Following the historic '08 election, William Bennett, a conservative pundit and former Republican Administration official, got on TV and said that the day of Al Sharpton is over and race is no longer a factor. Not only are we not post-racial (as many of us predicted), but those who continue to struggle against racial bias, both blatant and institutional, have not disappeared - and in many ways we have increased our workload. The fact is that we cannot deal with race via a strategy of societal denial; you only solve problems when you confront them. If we act as if something that is festering isn't there, it only grows and manifests itself in a multitude of ways. This is precisely why NAN continues the much needed work of raising awareness around issues of injustice, fighting on behalf of the voiceless and taking concrete action to eliminate the status quo and make our society more equitable. And this is why in about two weeks we will gather once again for our annual convention.

From April 8-11th, Administration officials, Cabinet members, civil rights leaders, journalists, community advocates, educators, actors, students, entertainers, every day citizens and a surprise guest or two will gather at the Sheraton New York for NAN's highly-anticipated conference. There will be plenary sessions and panels that will tackle everything from police brutality and homophobia to immigration and women's empowerment. There will be a NAN resource center that will conduct a job fair and free health care screenings. Thousands are registered and slated to attend as we once again bring together some of the greatest minds committed towards eliminating racial disparities and inequality across the board, and moving our nation forward. Please visit nationalactionnetwork.net for more information and to register.
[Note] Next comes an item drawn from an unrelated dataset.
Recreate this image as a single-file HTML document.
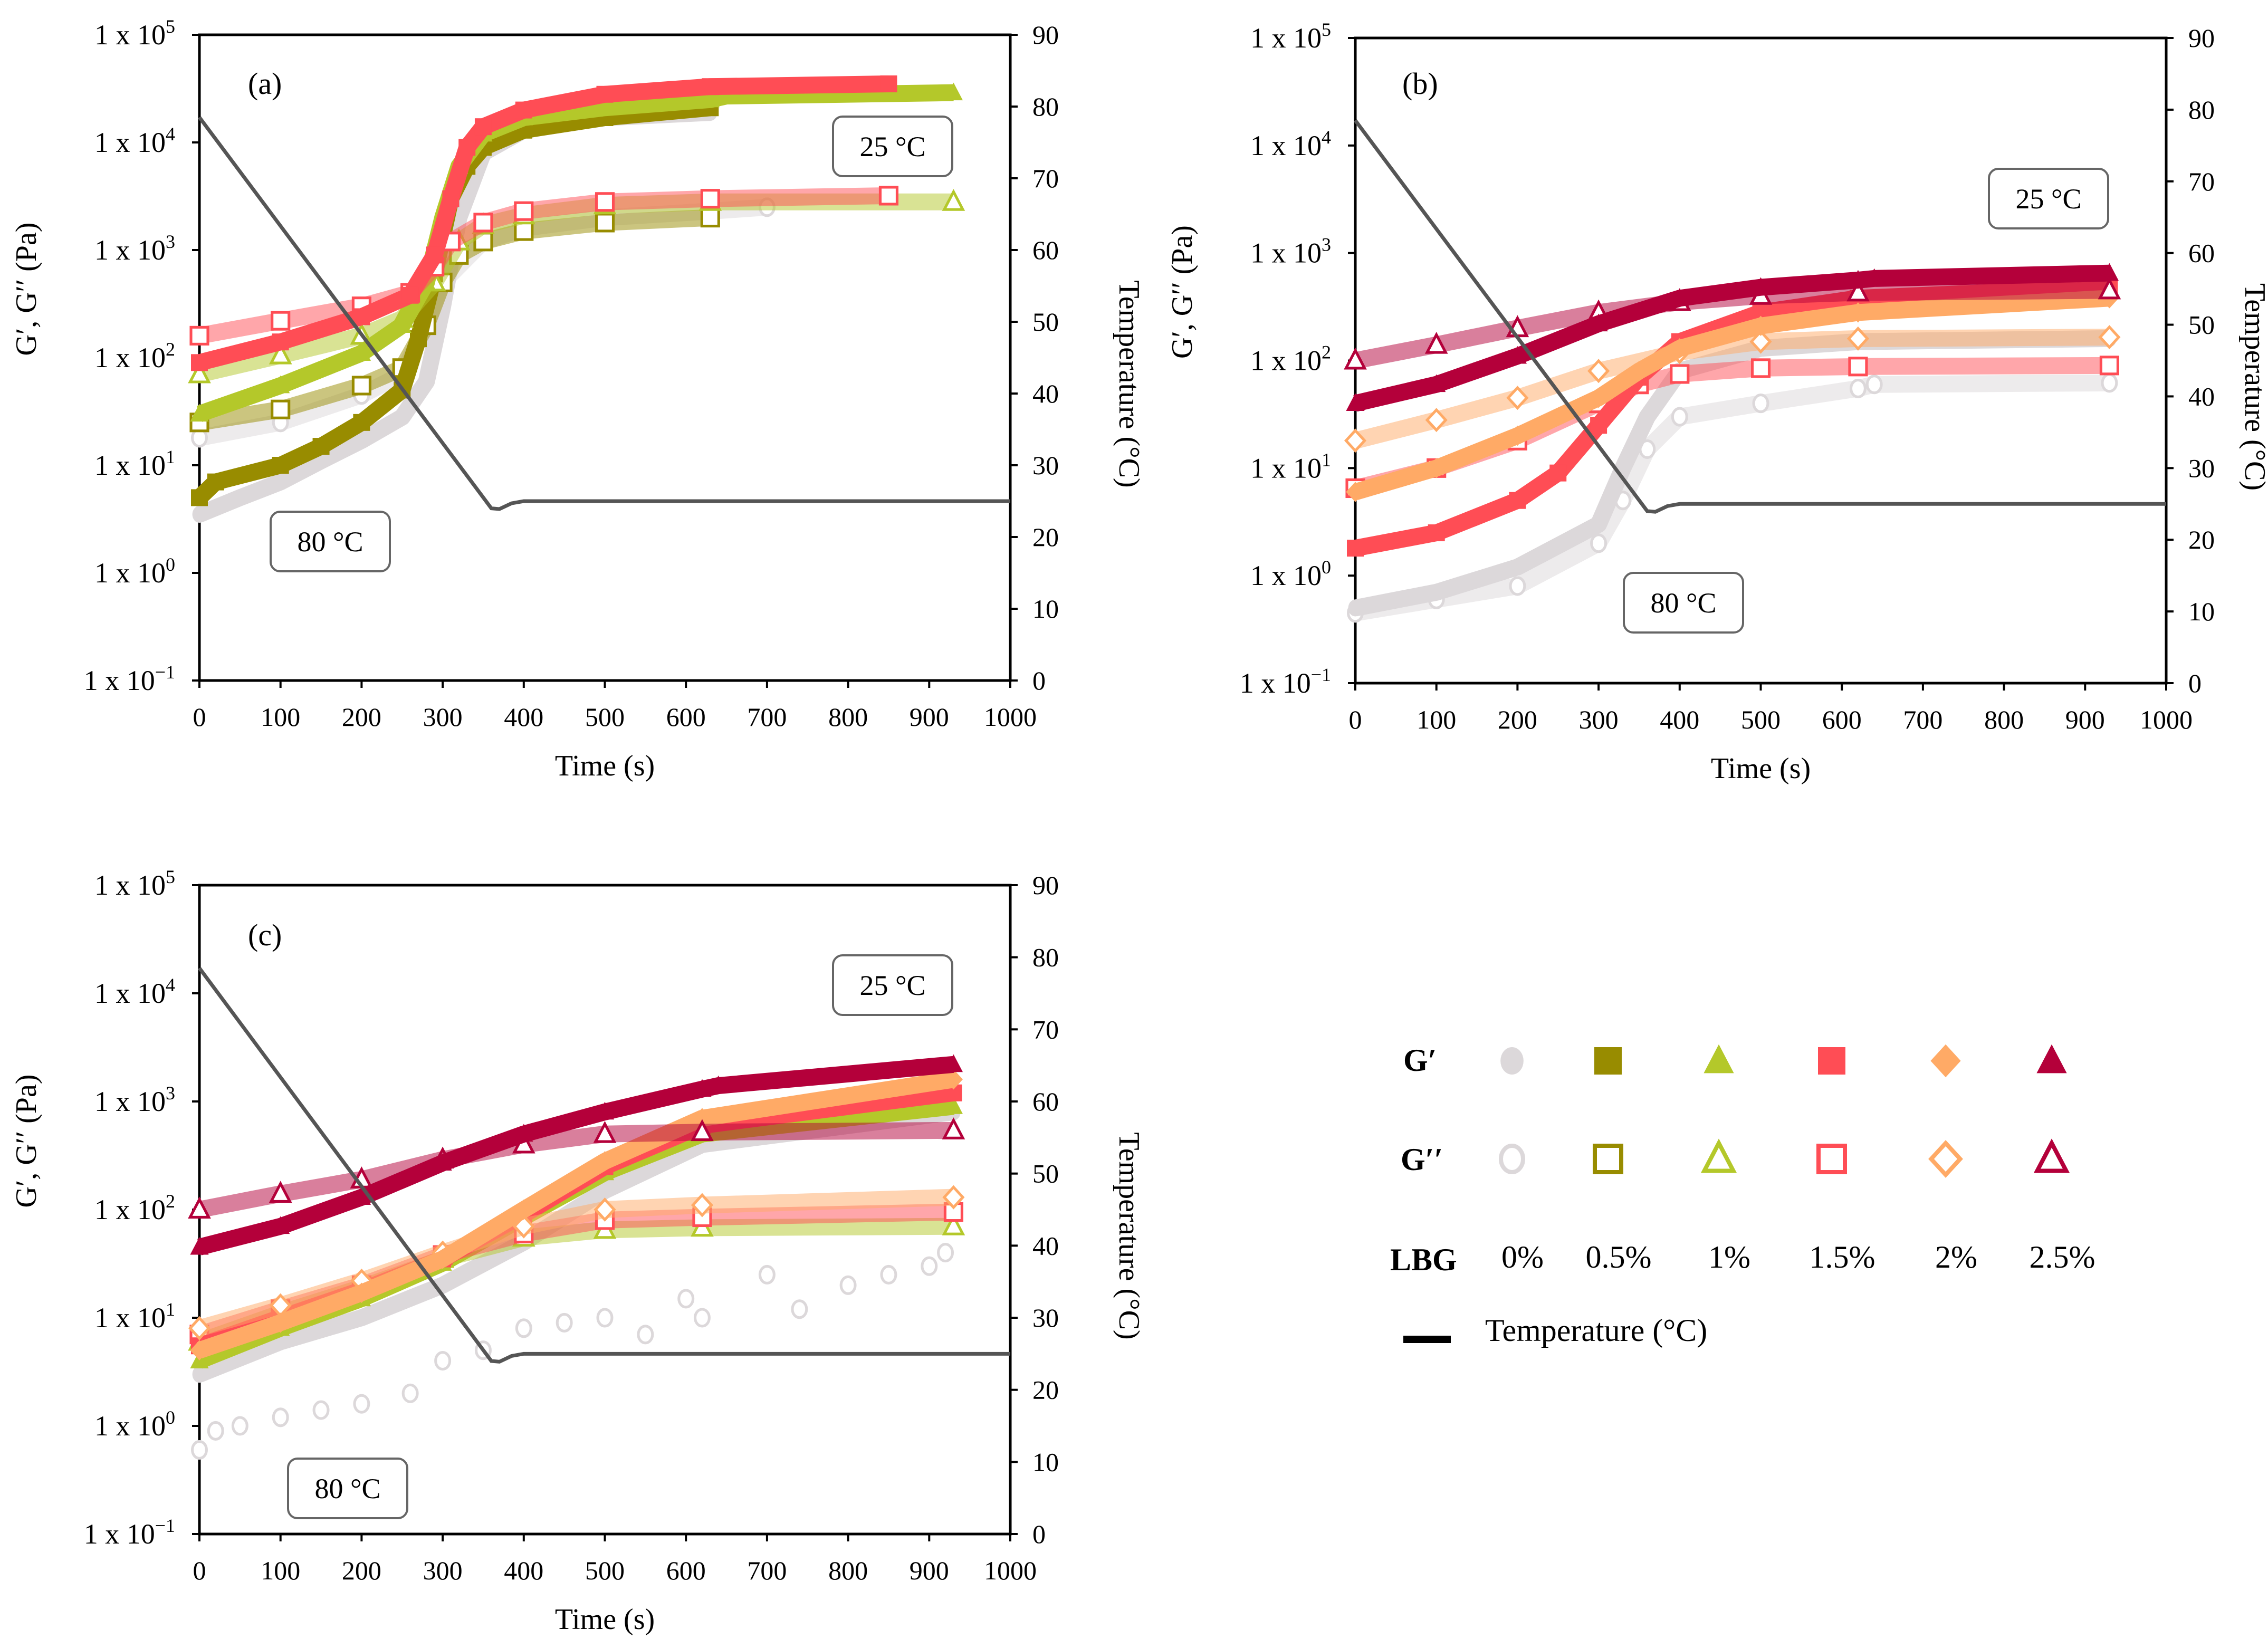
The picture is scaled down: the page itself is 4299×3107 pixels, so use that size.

Our convention will be followed by other national gatherings and events throughout the summer and the remainder of the year. We cannot in all honesty address racial and economic inequities without addressing all facets of society. Because yes, in 2015, we still have work to do. As I often say, we have progressed greatly as a country, but that does not mean we can rest for there are many challenges that remain. We must have legislation and policies in the private sector that address racial inequality. We must implement true reform in all areas and we must work to include all voices in the conversation. Just day dreaming about a post-racial America or demonizing those that have the courage to continue to make these issues a priority will only delay the inevitable.

We must make this country a nation of equal protection under the law with equal opportunity for everyone. If we truly would like to be post-racial one day, we cannot continue to live in denial, or turn a blind eye towards reality, or remain complacent today. It's as simple as that.